Return each line of the data below verbatim; pictures are to be left out.
--*--
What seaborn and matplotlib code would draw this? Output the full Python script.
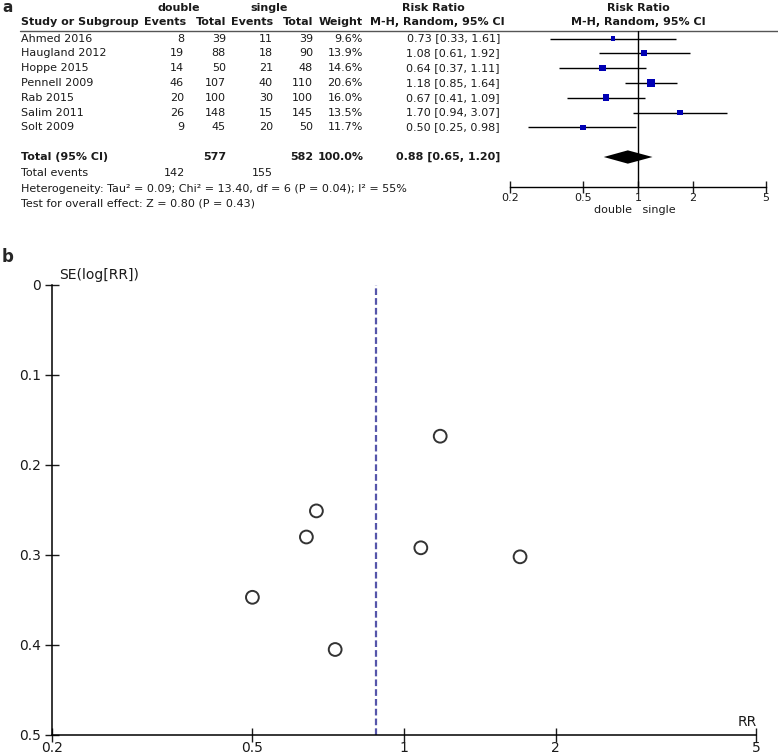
import matplotlib
matplotlib.use('Agg')
import matplotlib.pyplot as plt
from matplotlib.ticker import NullLocator
import seaborn as sns
import pandas as pd

# --- data ---
studies = ['Ahmed 2016', 'Haugland 2012', 'Hoppe 2015', 'Pennell 2009',
           'Rab 2015', 'Salim 2011', 'Solt 2009']
double_events = [8, 19, 14, 46, 20, 26, 9]
double_total = [39, 88, 50, 107, 100, 148, 45]
single_events = [11, 18, 21, 40, 30, 15, 20]
single_total = [39, 90, 48, 110, 100, 145, 50]
weights = [9.6, 13.9, 14.6, 20.6, 16.0, 13.5, 11.7]
rr = [0.73, 1.08, 0.64, 1.18, 0.67, 1.70, 0.50]
ci_low = [0.33, 0.61, 0.37, 0.85, 0.41, 0.94, 0.25]
ci_high = [1.61, 1.92, 1.11, 1.64, 1.09, 3.07, 0.98]
se_log_rr = [0.405, 0.292, 0.280, 0.168, 0.251, 0.302, 0.347]

pooled = [0.65, 0.88, 1.20]
totals = [577, 582]
total_events = [142, 155]
rr_ticks = [0.2, 0.5, 1, 2, 5]
rr_labels = ['0.2', '0.5', '1', '2', '5']
se_ticks = [0, 0.1, 0.2, 0.3, 0.4, 0.5]
se_labels = ['0', '0.1', '0.2', '0.3', '0.4', '0.5']

df = pd.DataFrame({'study': studies, 'rr': rr, 'lo': ci_low, 'hi': ci_high,
                   'weight': weights, 'se': se_log_rr})
df['row'] = range(len(df))

sns.set_style('white')
plt.rcParams['font.family'] = ['DejaVu Sans']

W, H = 778, 754
fig = plt.figure(figsize=(W / 100, H / 100), dpi=100, facecolor='white')

# canvas in pixel units for the table text
canvas = fig.add_axes([0, 0, 1, 1])
canvas.set_xlim(0, W)
canvas.set_ylim(H, 0)
canvas.axis('off')

TXT = '#1a1a1a'
ROW0, STEP = 38.5, 14.8
fs = 8


def row_y(i):
    return ROW0 + STEP * i


def tx(x, y, s, ha='right', bold=False, size=fs):
    canvas.text(x, y, s, ha=ha, va='center', fontsize=size, color=TXT,
                fontweight='bold' if bold else 'normal')


canvas.text(2, 0.5, 'a', fontsize=11, fontweight='bold', va='top', ha='left')
canvas.text(2, 257, 'b', fontsize=12, fontweight='bold', va='center', ha='left')

# headers
tx(179, 8, 'double', ha='center', bold=True)
tx(269, 8, 'single', ha='center', bold=True)
tx(433, 8, 'Risk Ratio', ha='center', bold=True)
tx(638, 8, 'Risk Ratio', ha='center', bold=True)
tx(21, 22, 'Study or Subgroup', ha='left', bold=True)
for x, s in [(186, 'Events'), (226, 'Total'), (273, 'Events'), (313, 'Total'),
             (363, 'Weight')]:
    tx(x, 22, s, bold=True)
tx(437, 22, 'M-H, Random, 95% CI', ha='center', bold=True)
tx(638, 22, 'M-H, Random, 95% CI', ha='center', bold=True)
canvas.plot([20, W], [31, 31], color='#555555', lw=1)

for i, r in df.iterrows():
    y = row_y(i)
    tx(21, y, r['study'], ha='left')
    tx(184, y, str(double_events[i]))
    tx(226, y, str(double_total[i]))
    tx(273, y, str(single_events[i]))
    tx(313, y, str(single_total[i]))
    tx(363, y, f"{r['weight']:.1f}%")
    tx(500, y, f"{r['rr']:.2f} [{r['lo']:.2f}, {r['hi']:.2f}]")

tx(21, 157, 'Total (95% CI)', ha='left', bold=True)
tx(226, 157, str(totals[0]), bold=True)
tx(313, 157, str(totals[1]), bold=True)
tx(364, 157, '100.0%', bold=True)
tx(500, 157, f'{pooled[1]:.2f} [{pooled[0]:.2f}, {pooled[2]:.2f}]', bold=True)
tx(21, 173, 'Total events', ha='left')
tx(185, 173, str(total_events[0]))
tx(273, 173, str(total_events[1]))
tx(21, 189, 'Heterogeneity: Tau\u00b2 = 0.09; Chi\u00b2 = 13.40, df = 6 (P = 0.04); I\u00b2 = 55%', ha='left')
tx(21, 203, 'Test for overall effect: Z = 0.80 (P = 0.43)', ha='left')
tx(635, 210, 'double   single', ha='center')

# --- forest plot ---
fx0, fx1, fy0, fy1 = 510, 766, 31, 187
fax = fig.add_axes([fx0 / W, 1 - fy1 / H, (fx1 - fx0) / W, (fy1 - fy0) / H])
fax.patch.set_alpha(0)
fax.set_xscale('log')
fax.set_xlim(0.2, 5)
fax.set_ylim((fy1 - ROW0) / STEP, (fy0 - ROW0) / STEP)
fax.hlines(df['row'], df['lo'], df['hi'], color='black', lw=1)
sns.scatterplot(data=df, x='rr', y='row', size='weight', sizes=(12, 28),
                marker='s', color='#0000b4', edgecolor='none', legend=False,
                ax=fax, zorder=3)
fax.axvline(1, color='black', lw=1)
total_row = (157 - ROW0) / STEP
fax.fill([pooled[0], pooled[1], pooled[2], pooled[1]],
         [total_row, total_row - 0.45, total_row, total_row + 0.45],
         color='black', lw=0)
for side in ['top', 'left', 'right']:
    fax.spines[side].set_visible(False)
fax.spines['bottom'].set_linewidth(1)
fax.spines['bottom'].set_color('black')
fax.set_xticks(rr_ticks)
fax.set_xticklabels(rr_labels)
fax.xaxis.set_minor_locator(NullLocator())
fax.set_yticks([])
fax.tick_params(axis='x', direction='inout', length=8, width=1, labelsize=8,
                pad=0, colors=TXT, bottom=True)
fax.set_xlabel('')
fax.set_ylabel('')

# --- funnel plot ---
px0, px1, py0, py1 = 52, 756, 285, 735
ax = fig.add_axes([px0 / W, 1 - py1 / H, (px1 - px0) / W, (py1 - py0) / H])
ax.patch.set_alpha(0)
ax.set_xscale('log')
ax.axvline(pooled[1], color='#5555aa', lw=1.6, ls=(0, (3, 1.4)))
sns.scatterplot(data=df, x='rr', y='se', marker='o', s=85, facecolor='none',
                edgecolor='#333333', linewidth=1.4, ax=ax, zorder=3)
ax.set_xlim(0.2, 5)
ax.set_ylim(0.5, 0)
for side in ['top', 'right']:
    ax.spines[side].set_visible(False)
for side in ['left', 'bottom']:
    ax.spines[side].set_linewidth(1.1)
    ax.spines[side].set_color('black')
ax.set_xticks(rr_ticks)
ax.set_xticklabels(rr_labels)
ax.xaxis.set_minor_locator(NullLocator())
ax.set_yticks(se_ticks)
ax.set_yticklabels(se_labels)
ax.tick_params(axis='both', direction='inout', length=10, width=1,
               labelsize=10, colors=TXT, left=True, bottom=True)
ax.tick_params(axis='x', pad=-1)
ax.tick_params(axis='y', pad=3)
ax.set_xlabel('')
ax.set_ylabel('')

canvas.text(59, 275, 'SE(log[RR])', fontsize=10, color=TXT, ha='left', va='center')
canvas.text(747, 722, 'RR', fontsize=10, color=TXT, ha='center', va='center')
canvas.set_zorder(0)
fax.set_zorder(1)
ax.set_zorder(1)

fig.savefig('out.png', dpi=100, facecolor='white')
--*--
§ RIGHT ANSWER
What seaborn and matplotlib code would draw this? Output the full Python script.
import matplotlib
matplotlib.use('Agg')
import matplotlib.pyplot as plt
from matplotlib.ticker import NullLocator
import seaborn as sns
import pandas as pd

# --- data ---
studies = ['Ahmed 2016', 'Haugland 2012', 'Hoppe 2015', 'Pennell 2009',
           'Rab 2015', 'Salim 2011', 'Solt 2009']
double_events = [8, 19, 14, 46, 20, 26, 9]
double_total = [39, 88, 50, 107, 100, 148, 45]
single_events = [11, 18, 21, 40, 30, 15, 20]
single_total = [39, 90, 48, 110, 100, 145, 50]
weights = [9.6, 13.9, 14.6, 20.6, 16.0, 13.5, 11.7]
rr = [0.73, 1.08, 0.64, 1.18, 0.67, 1.70, 0.50]
ci_low = [0.33, 0.61, 0.37, 0.85, 0.41, 0.94, 0.25]
ci_high = [1.61, 1.92, 1.11, 1.64, 1.09, 3.07, 0.98]
se_log_rr = [0.405, 0.292, 0.280, 0.168, 0.251, 0.302, 0.347]

pooled = [0.65, 0.88, 1.20]
totals = [577, 582]
total_events = [142, 155]
rr_ticks = [0.2, 0.5, 1, 2, 5]
rr_labels = ['0.2', '0.5', '1', '2', '5']
se_ticks = [0, 0.1, 0.2, 0.3, 0.4, 0.5]
se_labels = ['0', '0.1', '0.2', '0.3', '0.4', '0.5']

df = pd.DataFrame({'study': studies, 'rr': rr, 'lo': ci_low, 'hi': ci_high,
                   'weight': weights, 'se': se_log_rr})
df['row'] = range(len(df))

sns.set_style('white')
plt.rcParams['font.family'] = ['DejaVu Sans']

W, H = 778, 754
fig = plt.figure(figsize=(W / 100, H / 100), dpi=100, facecolor='white')

# canvas in pixel units for the table text
canvas = fig.add_axes([0, 0, 1, 1])
canvas.set_xlim(0, W)
canvas.set_ylim(H, 0)
canvas.axis('off')

TXT = '#1a1a1a'
ROW0, STEP = 38.5, 14.8
fs = 8


def row_y(i):
    return ROW0 + STEP * i


def tx(x, y, s, ha='right', bold=False, size=fs):
    canvas.text(x, y, s, ha=ha, va='center', fontsize=size, color=TXT,
                fontweight='bold' if bold else 'normal')


canvas.text(2, 0.5, 'a', fontsize=11, fontweight='bold', va='top', ha='left')
canvas.text(2, 257, 'b', fontsize=12, fontweight='bold', va='center', ha='left')

# headers
tx(179, 8, 'double', ha='center', bold=True)
tx(269, 8, 'single', ha='center', bold=True)
tx(433, 8, 'Risk Ratio', ha='center', bold=True)
tx(638, 8, 'Risk Ratio', ha='center', bold=True)
tx(21, 22, 'Study or Subgroup', ha='left', bold=True)
for x, s in [(186, 'Events'), (226, 'Total'), (273, 'Events'), (313, 'Total'),
             (363, 'Weight')]:
    tx(x, 22, s, bold=True)
tx(437, 22, 'M-H, Random, 95% CI', ha='center', bold=True)
tx(638, 22, 'M-H, Random, 95% CI', ha='center', bold=True)
canvas.plot([20, W], [31, 31], color='#555555', lw=1)

for i, r in df.iterrows():
    y = row_y(i)
    tx(21, y, r['study'], ha='left')
    tx(184, y, str(double_events[i]))
    tx(226, y, str(double_total[i]))
    tx(273, y, str(single_events[i]))
    tx(313, y, str(single_total[i]))
    tx(363, y, f"{r['weight']:.1f}%")
    tx(500, y, f"{r['rr']:.2f} [{r['lo']:.2f}, {r['hi']:.2f}]")

tx(21, 157, 'Total (95% CI)', ha='left', bold=True)
tx(226, 157, str(totals[0]), bold=True)
tx(313, 157, str(totals[1]), bold=True)
tx(364, 157, '100.0%', bold=True)
tx(500, 157, f'{pooled[1]:.2f} [{pooled[0]:.2f}, {pooled[2]:.2f}]', bold=True)
tx(21, 173, 'Total events', ha='left')
tx(185, 173, str(total_events[0]))
tx(273, 173, str(total_events[1]))
tx(21, 189, 'Heterogeneity: Tau\u00b2 = 0.09; Chi\u00b2 = 13.40, df = 6 (P = 0.04); I\u00b2 = 55%', ha='left')
tx(21, 203, 'Test for overall effect: Z = 0.80 (P = 0.43)', ha='left')
tx(635, 210, 'double   single', ha='center')

# --- forest plot ---
fx0, fx1, fy0, fy1 = 510, 766, 31, 187
fax = fig.add_axes([fx0 / W, 1 - fy1 / H, (fx1 - fx0) / W, (fy1 - fy0) / H])
fax.patch.set_alpha(0)
fax.set_xscale('log')
fax.set_xlim(0.2, 5)
fax.set_ylim((fy1 - ROW0) / STEP, (fy0 - ROW0) / STEP)
fax.hlines(df['row'], df['lo'], df['hi'], color='black', lw=1)
sns.scatterplot(data=df, x='rr', y='row', size='weight', sizes=(12, 28),
                marker='s', color='#0000b4', edgecolor='none', legend=False,
                ax=fax, zorder=3)
fax.axvline(1, color='black', lw=1)
total_row = (157 - ROW0) / STEP
fax.fill([pooled[0], pooled[1], pooled[2], pooled[1]],
         [total_row, total_row - 0.45, total_row, total_row + 0.45],
         color='black', lw=0)
for side in ['top', 'left', 'right']:
    fax.spines[side].set_visible(False)
fax.spines['bottom'].set_linewidth(1)
fax.spines['bottom'].set_color('black')
fax.set_xticks(rr_ticks)
fax.set_xticklabels(rr_labels)
fax.xaxis.set_minor_locator(NullLocator())
fax.set_yticks([])
fax.tick_params(axis='x', direction='inout', length=8, width=1, labelsize=8,
                pad=0, colors=TXT, bottom=True)
fax.set_xlabel('')
fax.set_ylabel('')

# --- funnel plot ---
px0, px1, py0, py1 = 52, 756, 285, 735
ax = fig.add_axes([px0 / W, 1 - py1 / H, (px1 - px0) / W, (py1 - py0) / H])
ax.patch.set_alpha(0)
ax.set_xscale('log')
ax.axvline(pooled[1], color='#5555aa', lw=1.6, ls=(0, (3, 1.4)))
sns.scatterplot(data=df, x='rr', y='se', marker='o', s=85, facecolor='none',
                edgecolor='#333333', linewidth=1.4, ax=ax, zorder=3)
ax.set_xlim(0.2, 5)
ax.set_ylim(0.5, 0)
for side in ['top', 'right']:
    ax.spines[side].set_visible(False)
for side in ['left', 'bottom']:
    ax.spines[side].set_linewidth(1.1)
    ax.spines[side].set_color('black')
ax.set_xticks(rr_ticks)
ax.set_xticklabels(rr_labels)
ax.xaxis.set_minor_locator(NullLocator())
ax.set_yticks(se_ticks)
ax.set_yticklabels(se_labels)
ax.tick_params(axis='both', direction='inout', length=10, width=1,
               labelsize=10, colors=TXT, left=True, bottom=True)
ax.tick_params(axis='x', pad=-1)
ax.tick_params(axis='y', pad=3)
ax.set_xlabel('')
ax.set_ylabel('')

canvas.text(59, 275, 'SE(log[RR])', fontsize=10, color=TXT, ha='left', va='center')
canvas.text(747, 722, 'RR', fontsize=10, color=TXT, ha='center', va='center')
canvas.set_zorder(0)
fax.set_zorder(1)
ax.set_zorder(1)

fig.savefig('out.png', dpi=100, facecolor='white')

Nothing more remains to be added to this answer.